Looking ahead, further downside could be provided by largely negative spark and dark spreads to 2027. Negative margins mean thermals plants are less incentivised to forward hedge volume and thus demand for permits falls. In addition, whilst economic growth is forecast in 2024, demand destruction is likely to persist. Looking more specifically at EUAs, 86mt of additional supply will be auctioned to raise funds for the REPowerEU plan. With demand from power generators falling, it will be hard for the market to absorb these additional volumes. Market movement stemming from position covering will also change in 2024 as the compliance deadline moves from April to September. Auction volumes have previously halved in August, due to holiday season, but this will no longer be the case in an attempt to curb volatility during the new peak demand period.

On Feb 6, the EU commission is expected to recommend a target of 90% emissions reduction by 2040, this could challenge recent bearish sentiment. In addition, the maritime sector is now included in the EU-ETS with the % of emissions requiring permits rising from 40% to 100% by 2026. We expect the UK-ETS to include the domestic maritime sector by 2026. In the coming years both ETS’s will introduce a Carbon Border Adjustment Mechanism’s and we could start to see demand from international companies as they begin to manage exposure to this. The UK government is also considering implementing a Supply Adjustment Mechanism, much like the EU-ETS MSR, to deal will surplus allowances as the UK-ETS does not currently have a balancing mechanism to manage demand shift risks.
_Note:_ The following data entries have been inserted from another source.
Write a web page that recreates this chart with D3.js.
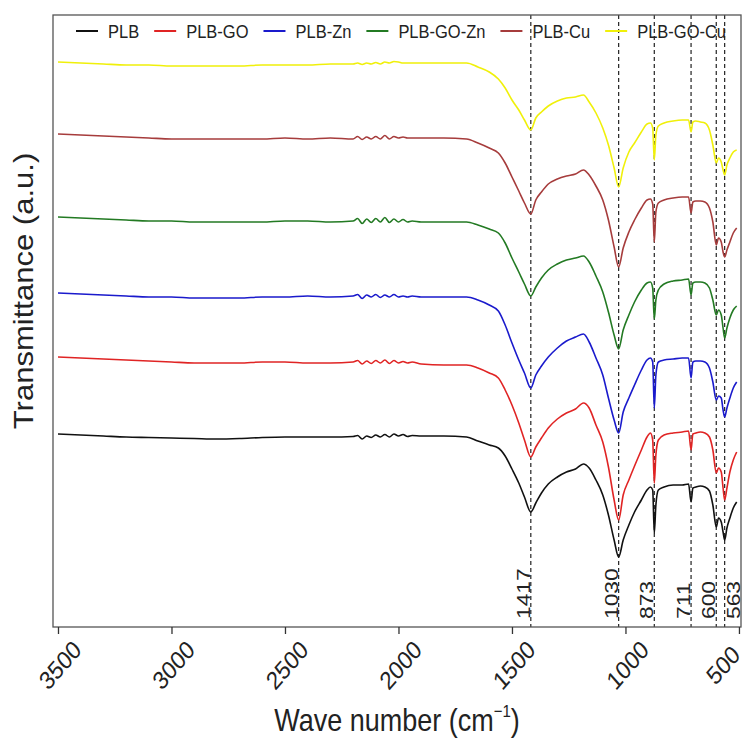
<!DOCTYPE html>
<html>
<head>
<meta charset="utf-8">
<script src="https://cdn.jsdelivr.net/npm/d3@7"></script>
<style>
  body { margin: 0; background: #fff; }
  svg { display: block; font-family: "Liberation Sans", Arial, sans-serif; }
</style>
</head>
<body>
<svg id="chart" width="748" height="738"></svg>
<script>
// FTIR spectra, values (arbitrary units, stacked)
var wavenumbers = [3500, 3400, 3300, 3200, 3100, 3000, 2900, 2800, 2700, 2600, 2500, 2400, 2300,
  2200, 2180, 2160, 2140, 2120, 2100, 2080, 2060, 2040, 2020, 2000, 1980, 1960, 1940,
  1900, 1800, 1700, 1650, 1600,
  1560, 1530, 1500, 1470, 1445, 1417,
  1395, 1370, 1340, 1300, 1260, 1220, 1185,
  1160, 1130, 1100, 1075, 1050, 1030,
  1010, 985, 960, 930, 905, 890, 880, 873, 866, 855,
  830, 790, 750, 722, 711, 703, 690, 670, 650, 630, 615,
  600, 590, 578, 570, 563, 553, 540, 525, 510];

var plb = [193, 192, 191, 190, 189.5, 189, 188.5, 188, 188.5, 189.5, 190, 190, 190,
  190.5, 191.5, 188, 191, 189.5, 192, 190, 192.5, 190, 193, 191, 192.5, 190.5, 191.5,
  191, 191, 190, 186, 182,
  179, 171, 158, 144, 130, 115,
  124, 134, 143, 150, 155, 158, 163,
  159, 147, 132, 112, 87, 70,
  87, 102, 115, 127, 137, 140, 137, 94, 122, 137,
  140, 142, 142, 143, 125, 139, 140, 141, 140, 136, 122,
  100, 109, 105, 95, 87, 99, 109, 119, 125];

var plbGo = [270, 269, 268, 267, 266, 265, 264, 264, 264, 265, 265, 264, 264,
  265, 266.5, 263, 266, 263.5, 266.5, 264, 267, 263.5, 266.5, 264, 265.5, 264, 265,
  263, 262, 262, 259, 254,
  249, 237, 222, 204, 187, 170,
  180, 189, 199, 208, 214, 218, 224,
  219, 202, 185, 160, 127, 107,
  132, 147, 161, 177, 190, 194, 187, 144, 172, 187,
  192, 194, 195, 196, 177, 193, 194, 195, 194, 190, 177,
  154, 159, 155, 139, 127, 139, 155, 167, 175];

var plbZn = [334, 333, 332, 331, 330, 330, 329, 329, 329, 330, 330, 331, 330,
  331, 332.5, 328.5, 332, 330, 332.5, 329.5, 332, 330, 332.5, 330, 331, 330, 331,
  330, 330, 330, 327, 322,
  316, 302, 284, 267, 254, 239,
  252, 261, 270, 279, 286, 290, 293,
  285, 269, 252, 229, 207, 194,
  215, 229, 242, 257, 267, 269, 265, 219, 252, 265,
  267, 268, 269, 269, 249, 265, 266, 266, 265, 259, 245,
  227, 231, 229, 217, 210, 219, 229, 239, 245];

var plbGoZn = [410, 409, 408, 407, 406, 406, 405, 405, 405, 405, 406, 406, 405,
  406, 408.5, 403.5, 408, 404.5, 408.5, 405, 409.5, 404.5, 408, 405, 407.5, 405, 406,
  405, 405, 405, 402, 398,
  394, 384, 369, 355, 343, 331,
  340, 349, 357, 363, 367, 369, 371,
  365, 351, 335, 315, 292, 278,
  297, 312, 325, 337, 344, 345, 339, 308, 327, 337,
  343, 346, 347, 348, 332, 344, 345, 345, 344, 339, 327,
  312, 317, 312, 299, 289, 299, 309, 317, 321];

var plbCu = [493, 492, 491, 490, 489, 488, 488, 488, 488, 488, 489, 488, 489,
  488, 490.5, 487.5, 490, 488, 490.5, 488, 491.5, 488, 490.5, 489, 490, 489, 489,
  489, 489, 488, 484, 479,
  474, 464, 450, 436, 424, 413,
  427, 435, 443, 448, 451, 453, 457,
  452, 441, 427, 407, 380, 360,
  379, 395, 407, 419, 427, 428, 423, 385, 415, 424,
  427, 429, 430, 430, 414, 425, 426, 426, 425, 419, 405,
  382, 389, 385, 375, 370, 377, 385, 394, 399];

var plbGoCu = [565, 564, 563, 562, 562, 561, 561, 561, 561, 562, 562, 562, 563,
  563, 564, 562.5, 564, 563, 564.5, 563, 565, 564, 565.5, 565, 564, 564, 564,
  564, 564, 564, 560, 555,
  548, 539, 527, 517, 507, 497,
  509, 515, 521, 526, 529, 530, 532,
  525, 514, 499, 482, 459, 440,
  459, 475, 484, 495, 503, 504, 499, 467, 492, 501,
  504, 506, 507, 507, 495, 505, 506, 505, 504, 497, 482,
  464, 469, 465, 457, 452, 462, 469, 475, 477];

var seriesNames = ["PLB", "PLB-GO", "PLB-Zn", "PLB-GO-Zn", "PLB-Cu", "PLB-GO-Cu"];
var seriesValues = [plb, plbGo, plbZn, plbGoZn, plbCu, plbGoCu];
var seriesColors = ["#111111", "#e02424", "#1a1acc", "#237a23", "#a63c3c", "#f0f00a"];

var peakMarks = [1417, 1030, 873, 711, 600, 563];
var xTicks = [3500, 3000, 2500, 2000, 1500, 1000, 500];

var W = 748;
var plotL = 53, plotR = 741, plotT = 15, plotB = 627;
var stretch = 1.15;

var svg = d3.select("#chart");

var x = d3.scaleLinear().domain([3522, 491]).range([plotL, plotR]);
var y = d3.scaleLinear().domain([0, 612]).range([plotB, plotT]);

// peak guide lines
svg.append("g")
  .selectAll("line")
  .data(peakMarks)
  .join("line")
  .attr("x1", function (d) { return x(d); })
  .attr("x2", function (d) { return x(d); })
  .attr("y1", plotT)
  .attr("y2", plotB)
  .attr("stroke", "#222")
  .attr("stroke-width", 1.2)
  .attr("stroke-dasharray", "4,3");

// spectra
var line = d3.line()
  .x(function (d) { return x(d[0]); })
  .y(function (d) { return y(d[1]); })
  .curve(d3.curveMonotoneX);

svg.append("g")
  .selectAll("path")
  .data(seriesValues)
  .join("path")
  .attr("fill", "none")
  .attr("stroke", function (d, i) { return seriesColors[i]; })
  .attr("stroke-width", 1.6)
  .attr("stroke-linejoin", "round")
  .attr("d", function (vals) {
    return line(wavenumbers.map(function (w, j) { return [w, vals[j]]; }));
  });

// peak labels
svg.append("g")
  .selectAll("text")
  .data(peakMarks)
  .join("text")
  .attr("transform", function (d, i) {
    var px = i === peakMarks.length - 1 ? x(d) + 15 : x(d) - 1;
    return "translate(" + px + "," + 619 + ") scale(1,1.2) rotate(-90)";
  })
  .attr("font-size", 19)
  .attr("fill", "#222")
  .text(function (d) { return d; });

// frame
svg.append("rect")
  .attr("x", plotL).attr("y", plotT)
  .attr("width", plotR - plotL).attr("height", plotB - plotT)
  .attr("fill", "none")
  .attr("stroke", "#555")
  .attr("stroke-width", 1.3);

// x axis
var xAxis = svg.append("g")
  .attr("transform", "translate(0," + plotB + ")")
  .call(d3.axisBottom(x).tickValues(xTicks).tickSize(7).tickSizeOuter(0).tickFormat(""));
xAxis.select(".domain").remove();
xAxis.selectAll(".tick line").attr("stroke", "#333").attr("stroke-width", 1.3);

svg.append("g")
  .selectAll("text")
  .data(xTicks)
  .join("text")
  .attr("transform", function (d) {
    var px = Math.min(x(d) + 2, W - 25);
    return "translate(" + px + "," + (plotB + 38) + ") scale(1," + stretch + ") rotate(-45)";
  })
  .attr("text-anchor", "middle")
  .attr("dy", "0.35em")
  .attr("font-size", 22)
  .attr("fill", "#222")
  .text(function (d) { return d; });

// axis titles
var xt = svg.append("text")
  .attr("transform", "translate(" + (plotL + plotR) / 2 + ",731) scale(1," + stretch + ")")
  .attr("text-anchor", "middle")
  .attr("font-size", 27)
  .attr("fill", "#222");
xt.append("tspan").text("Wave number (cm");
xt.append("tspan").attr("dy", -12).attr("font-size", 15).text("\u22121");
xt.append("tspan").attr("dy", 12).text(")");

svg.append("text")
  .attr("transform", "translate(33,291) scale(1," + stretch + ") rotate(-90)")
  .attr("text-anchor", "middle")
  .attr("font-size", 27)
  .attr("fill", "#222")
  .text("Transmittance (a.u.)");

// legend
var legend = svg.append("g").attr("transform", "translate(0,31)");
var lx = 76;
seriesNames.forEach(function (name, i) {
  legend.append("line")
    .attr("x1", lx).attr("x2", lx + 22)
    .attr("y1", 0).attr("y2", 0)
    .attr("stroke", seriesColors[i])
    .attr("stroke-width", 2);
  var t = legend.append("text")
    .attr("transform", "translate(" + (lx + 32) + ",0) scale(1," + stretch + ")")
    .attr("dy", "0.35em")
    .attr("font-size", 16.5)
    .attr("fill", "#222")
    .text(name);
  lx += 32 + t.node().getComputedTextLength() + 15;
});
</script>
</body>
</html>
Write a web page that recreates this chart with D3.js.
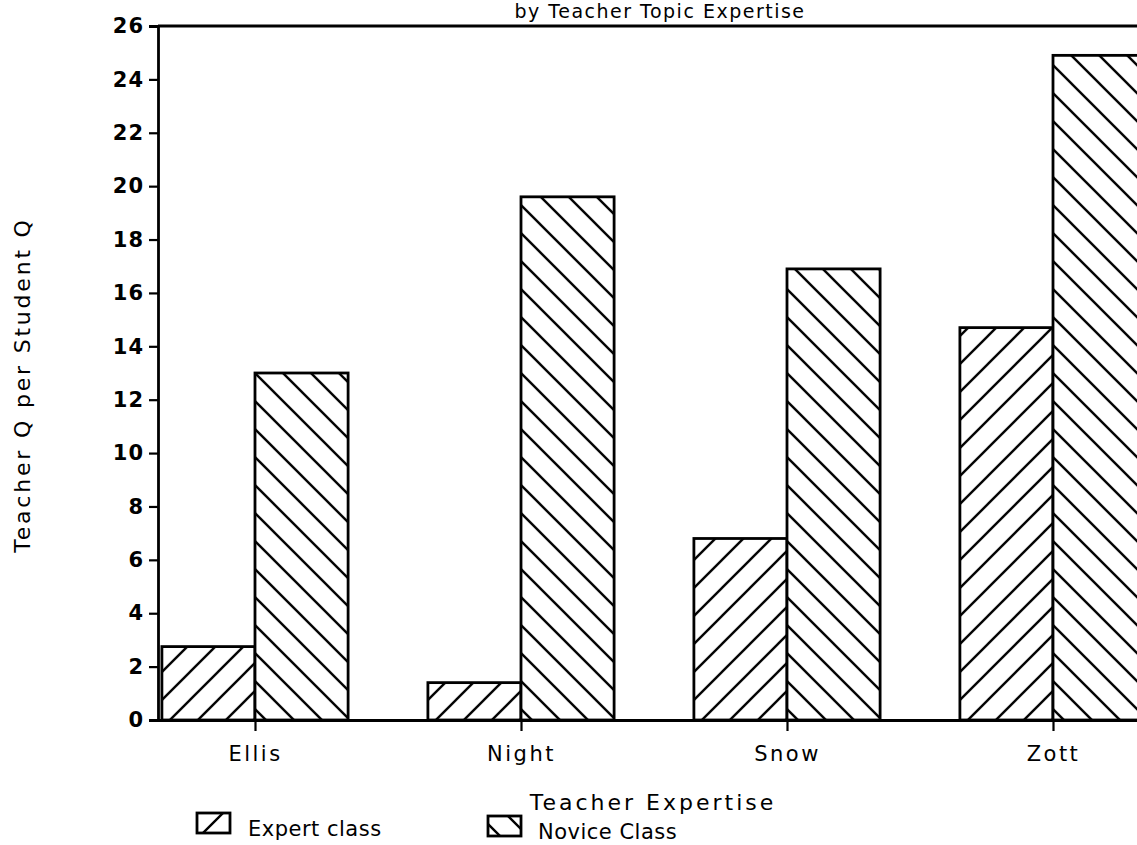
<!DOCTYPE html>
<html>
<head>
<meta charset="utf-8">
<script src="https://cdn.jsdelivr.net/npm/d3@7"></script>
<style>
	body { margin: 0; background: #fff; }
	svg { display: block; font-family: "DejaVu Sans", sans-serif; }
</style>
</head>
<body>
<div id="chart"></div>
<script>
	// data
	let categories = ["Ellis", "Night", "Snow", "Zott"];
	let seriesNames = ["Expert class", "Novice Class"];
	let expertValues = [2.75, 1.4, 6.8, 14.7];
	let noviceValues = [13.0, 19.6, 16.9, 24.9];
	let yTicks = [0, 2, 4, 6, 8, 10, 12, 14, 16, 18, 20, 22, 24, 26];

	let width = 1137, height = 845;
	let svg = d3.select("#chart")
		.append("svg")
		.attr("width", width)
		.attr("height", height);

	// hatch patterns
	let defs = svg.append("defs");
	function hatch(id, forward) {
		let p = defs.append("pattern")
			.attr("id", id)
			.attr("patternUnits", "userSpaceOnUse")
			.attr("width", 28)
			.attr("height", 28);
		p.append("rect").attr("width", 28).attr("height", 28).attr("fill", "#fff");
		let d = forward
			? "M-7,7 L7,-7 M0,28 L28,0 M21,35 L35,21"
			: "M-7,21 L7,35 M0,0 L28,28 M21,-7 L35,7";
		p.append("path").attr("d", d).attr("stroke", "#000").attr("stroke-width", 2.4);
	}
	hatch("hatch-expert", true);
	hatch("hatch-novice", false);
	let fills = ["url(#hatch-expert)", "url(#hatch-novice)"];

	let y = d3.scaleLinear()
		.domain([0, 26])
		.range([720, 26]);

	let x0 = d3.scaleBand()
		.domain(categories)
		.range([122, 1186])
		.paddingInner(0.3)
		.paddingOuter(0.15);

	let x1 = d3.scaleBand()
		.domain(seriesNames)
		.range([0, x0.bandwidth()]);

	let rows = categories.map(function(c, i) {
		return { cat: c, values: [expertValues[i], noviceValues[i]] };
	});

	// bars
	let groups = svg.selectAll("g.cat")
		.data(rows)
		.enter()
		.append("g")
		.attr("class", "cat")
		.attr("transform", function(d) { return "translate(" + x0(d.cat) + ",0)"; });

	groups.selectAll("rect")
		.data(function(d) { return d.values.map(function(v, j) { return { name: seriesNames[j], v: v, j: j }; }); })
		.enter()
		.append("rect")
		.attr("x", function(d) { return x1(d.name); })
		.attr("y", function(d) { return y(d.v); })
		.attr("width", x1.bandwidth())
		.attr("height", function(d) { return y(0) - y(d.v); })
		.attr("fill", function(d) { return fills[d.j]; })
		.attr("stroke", "#000")
		.attr("stroke-width", 2.8);

	// top frame line
	svg.append("line")
		.attr("x1", 158).attr("x2", width)
		.attr("y1", y(26)).attr("y2", y(26))
		.attr("stroke", "#000").attr("stroke-width", 2.8);

	// y axis
	let yAxis = svg.append("g")
		.attr("transform", "translate(158,0)")
		.call(d3.axisLeft(y).tickValues(yTicks).tickSize(9).tickPadding(5));
	yAxis.select(".domain").attr("stroke-width", 2.8);
	yAxis.selectAll(".tick line").attr("stroke-width", 2.2);
	yAxis.selectAll("text")
		.attr("font-size", 21)
		.attr("font-weight", "bold")
		.attr("letter-spacing", 1)
		.attr("font-family", "DejaVu Sans, sans-serif");

	// x axis
	let xCenters = d3.scalePoint()
		.domain(categories)
		.range([x0("Ellis") + x0.bandwidth() / 2, x0("Zott") + x0.bandwidth() / 2]);
	let xAxis = svg.append("g")
		.attr("transform", "translate(0," + y(0) + ")")
		.call(d3.axisBottom(xCenters).tickSize(11).tickPadding(15).tickSizeOuter(0));
	xAxis.select(".domain")
		.attr("d", "M150,0.5H" + width)
		.attr("stroke-width", 2.8);
	xAxis.selectAll(".tick line").attr("stroke-width", 2.2);
	xAxis.selectAll("text")
		.attr("font-size", 21)
		.attr("font-weight", 500)
		.attr("letter-spacing", 2.5)
		.attr("font-family", "DejaVu Sans, sans-serif");

	// titles
	svg.append("text")
		.attr("x", 660).attr("y", 18)
		.attr("text-anchor", "middle")
		.attr("font-size", 19)
		.attr("letter-spacing", 1.5)
		.text("by Teacher Topic Expertise");

	svg.append("text")
		.attr("transform", "translate(30,385) rotate(-90)")
		.attr("text-anchor", "middle")
		.attr("font-size", 22)
		.attr("letter-spacing", 2.8)
		.text("Teacher Q per Student Q");

	svg.append("text")
		.attr("x", 653).attr("y", 810)
		.attr("text-anchor", "middle")
		.attr("font-size", 22)
		.attr("letter-spacing", 3)
		.text("Teacher Expertise");

	// legend
	let legendPos = [{ x: 197, y: 813, tx: 248, ty: 836 }, { x: 488, y: 816, tx: 538, ty: 839 }];
	let legend = svg.selectAll("g.legend")
		.data(seriesNames)
		.enter()
		.append("g")
		.attr("class", "legend");
	legend.append("rect")
		.attr("x", function(d, i) { return legendPos[i].x; })
		.attr("y", function(d, i) { return legendPos[i].y; })
		.attr("width", 33)
		.attr("height", 20)
		.attr("fill", function(d, i) { return fills[i]; })
		.attr("stroke", "#000")
		.attr("stroke-width", 2.8);
	legend.append("text")
		.attr("x", function(d, i) { return legendPos[i].tx; })
		.attr("y", function(d, i) { return legendPos[i].ty; })
		.attr("font-size", 21)
		.attr("letter-spacing", 0.5)
		.text(function(d) { return d; });
</script>
</body>
</html>
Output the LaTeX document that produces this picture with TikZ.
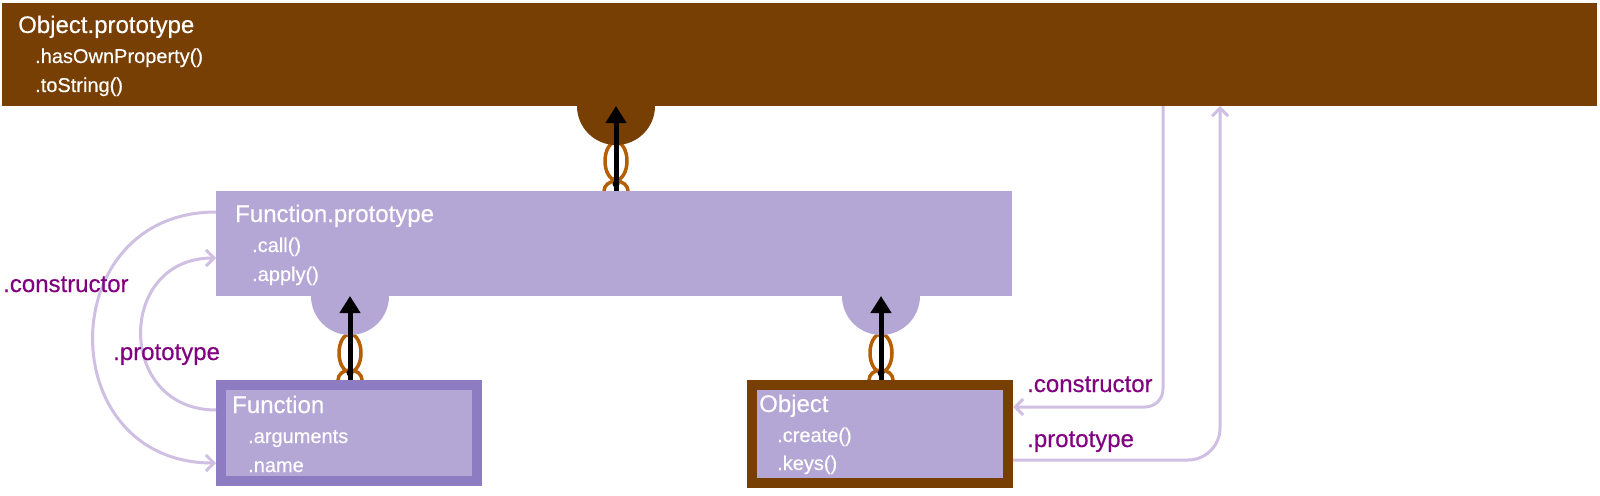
\documentclass[tikz,border=0pt]{standalone}
\usepackage{fontspec}
\setmainfont[FakeBold=0.35]{Liberation Sans}
\usetikzlibrary{arrows.meta}
\definecolor{brownbox}{HTML}{783F04}
\definecolor{lilac}{HTML}{B4A7D6}
\definecolor{lilacdark}{HTML}{8E7CC3}
\definecolor{chaincol}{HTML}{B45F06}
\definecolor{linkcol}{HTML}{CFBFE2}
\definecolor{lblcol}{HTML}{800080}
\begin{document}
\begin{tikzpicture}[x=1pt,y=-1pt,
  boxtitle/.style={anchor=base west, text=white, font=\fontsize{24}{28}\selectfont, inner sep=0},
  boxitem/.style={anchor=base west, text=white, font=\fontsize{20}{24}\selectfont, inner sep=0},
  edgelabel/.style={anchor=base west, text=lblcol, font=\fontsize{24}{28}\selectfont, inner sep=0},
  knob/.style={circle, inner sep=0, minimum size=78pt},
  chainring/.style={draw=chaincol, line width=3.5pt},
  inherit/.style={line width=5pt, black, -{Triangle[width=20pt,length=17pt]}},
  ptrline/.style={draw=linkcol, line width=3pt, -{Straight Barb[length=8pt,width=16pt]}},
]
\useasboundingbox (0,0) rectangle (1600,495);

% chains (behind knobs and boxes)
\foreach \cx/\ct/\cb in {616/161/191, 350/353/380, 881/353/380}{
  \draw[chainring] (\cx,\ct) ellipse [x radius=11, y radius=19];
  \draw[chainring] (\cx,\cb) ellipse [x radius=12, y radius=10];
}

% knobs
\node[knob, fill=brownbox] (k1) at (616,106) {};
\node[knob, fill=lilac] (k2) at (350,296) {};
\node[knob, fill=lilac] (k3) at (881,296) {};

% boxes
\node[fill=brownbox, inner sep=0, outer sep=0, anchor=north west, minimum width=1595pt, minimum height=103pt] (op) at (2,3) {};
\node[fill=lilac, inner sep=0, outer sep=0, anchor=north west, minimum width=796pt, minimum height=105pt] (fp) at (216,191) {};
\node[fill=lilac, draw=lilacdark, line width=10pt, inner sep=0, outer sep=5pt, anchor=north west, minimum width=256pt, minimum height=96pt] (fn) at (216,380) {};
\node[fill=lilac, draw=brownbox, line width=10pt, inner sep=0, outer sep=5pt, anchor=north west, minimum width=256pt, minimum height=98pt] (obj) at (747,380) {};

% inheritance arrows
\draw[inherit] (fp.north -| k1) -- (k1.center);
\draw[inherit] (fn.north -| k2) -- (k2.center);
\draw[inherit] (obj.north -| k3) -- (k3.center);

% chain dots
\fill[black] (616,184) circle [radius=3.5];
\fill[black] (350,373) circle [radius=3.5];
\fill[black] (881,373) circle [radius=3.5];

% helper coordinates
\coordinate (yA) at (0,212);
\coordinate (yB) at (0,463);
\coordinate (yC) at (0,410);
\coordinate (yD) at (0,258);
\coordinate (cR1) at (1163,407);
\coordinate (cR2) at (1220,460);

% reference connectors
\draw[ptrline] (fp.west |- yA) .. controls (52,212) and (52,463) .. (fn.west |- yB);
\draw[ptrline] (fn.west |- yC) .. controls (116,410) and (116,258) .. (fp.west |- yD);
\draw[ptrline, rounded corners=18pt] (op.south -| cR1) |- (obj.east |- cR1);
\draw[ptrline, rounded corners=32pt] (obj.east |- cR2) -| (op.south -| cR2);

% texts
\node[boxtitle] (t1) at (18,33) {Object.prototype};
\node[boxitem] (t1a) at (35,63) {.hasOwnProperty()};
\node[boxitem] (t1b) at (35,92) {.toString()};

\node[boxtitle] (t2) at (235,222) {Function.prototype};
\node[boxitem] (t2a) at (252,252) {.call()};
\node[boxitem] (t2b) at (252,281) {.apply()};

\node[boxtitle] (t3) at (232,413) {Function};
\node[boxitem] (t3a) at (248,443) {.arguments};
\node[boxitem] (t3b) at (248,472) {.name};

\node[boxtitle] (t4) at (759,412) {Object};
\node[boxitem] (t4a) at (777,442) {.create()};
\node[boxitem] (t4b) at (777,470) {.keys()};

\node[edgelabel] (l1) at (3,292) {.constructor};
\node[edgelabel] (l2) at (113,360) {.prototype};
\node[edgelabel] (l3) at (1027,392) {.constructor};
\node[edgelabel] (l4) at (1027,447) {.prototype};
\end{tikzpicture}
\end{document}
Brent has depreciated by 19% since October 2023 with the Mar-24 contract now trading below $80/bbl. The market dropped to six-month lows in mid-December as concerns around a weak commitment to output cuts from OPEC+ and higher output elsewhere, including record levels in the U.S were weighing heavily. Since then, price support emerged as the escalating conflict at the Red Sea drove risk sentiment higher as 12% of global oil trade could potentially have been disrupted.

The conflict has led to freight rates for tankers have risen by 30% since mid-December although weak economic growth, global surplus and diverting ships has kept some price resistance. Further price support was also driven by latest demand growth forecasts by the EIA, IEA and OPEC for 2024 which are in a wide range between 1.24mbpd and 2.2mbpd, citing economic growth and tighter crude market in Q4-24, though all three organisations expect demand growth to slow in 2025.